The shells also included at least one barnacle that lived on whales, the team reports, suggesting that the inhabitants scavenged blubber from whales that washed ashore.

The next earliest known seafood dinner dates to 125,000 years ago on the coast of the Red Sea in Eritrea. And, about 110,000 years ago, Neandertals were cooking shellfish in caves in coastal Italy.

The researchers identified 57 pieces of iron-rich hematite rock with flattened sides bearing parallel grooves, indicating that the shellfish-eaters scraped the rocks to make powder, which when mixed with sap or another binder yields a reddish or pinkish paint.

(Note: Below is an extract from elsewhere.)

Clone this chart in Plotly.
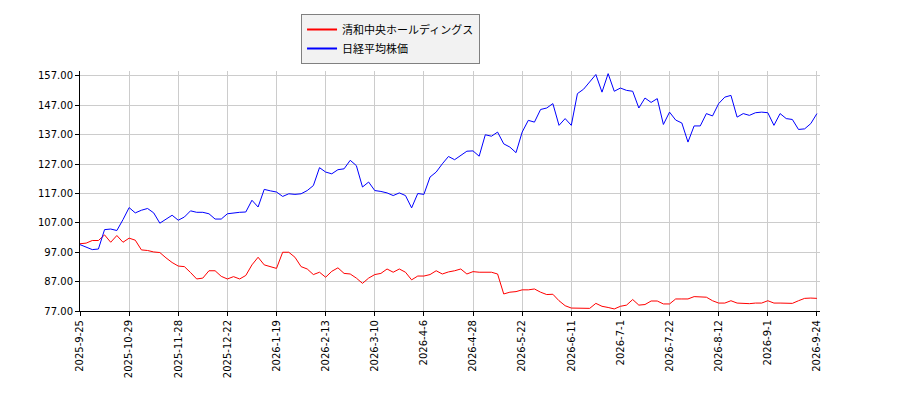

"We've shown pretty strongly that people [were] working with pigments [164,000 years ago], which is a pretty good indicator of symbolic thought," Marean says. A population living on shellfish would have stayed in one place and grown in number, he says, increasing the need for negotiations between individuals or social groups, which might have led to a system of decorative markings.

"One could argue that we had cognitively modern humans around for a long time," he says. "Then you get this harsh environment that provides a context where all of a sudden their abilities to 'symbol' [or symbolize] are tapped. I think that's very likely."

Other sites have turned up shell beads dating to at least 100,000 years ago in Israel and evidence of pigment use 120,000 years ago in South Africa.

Pigment rocks were not necessarily used for symbolic purposes; they could also have netted a kind of glue for constructing tools, says Alison Brooks, a specialist in later human evolution and professor of anthropology at The George Washington University in Washington, D.C., who has argued for the gradual emergence of modern cognitive abilities.

She says the findings indicate that "whatever people were doing at 120,000 years, they seem to also have been doing at 160,000 years," suggesting that, as far as cognitive potential went, there was "no magic, instant revolution."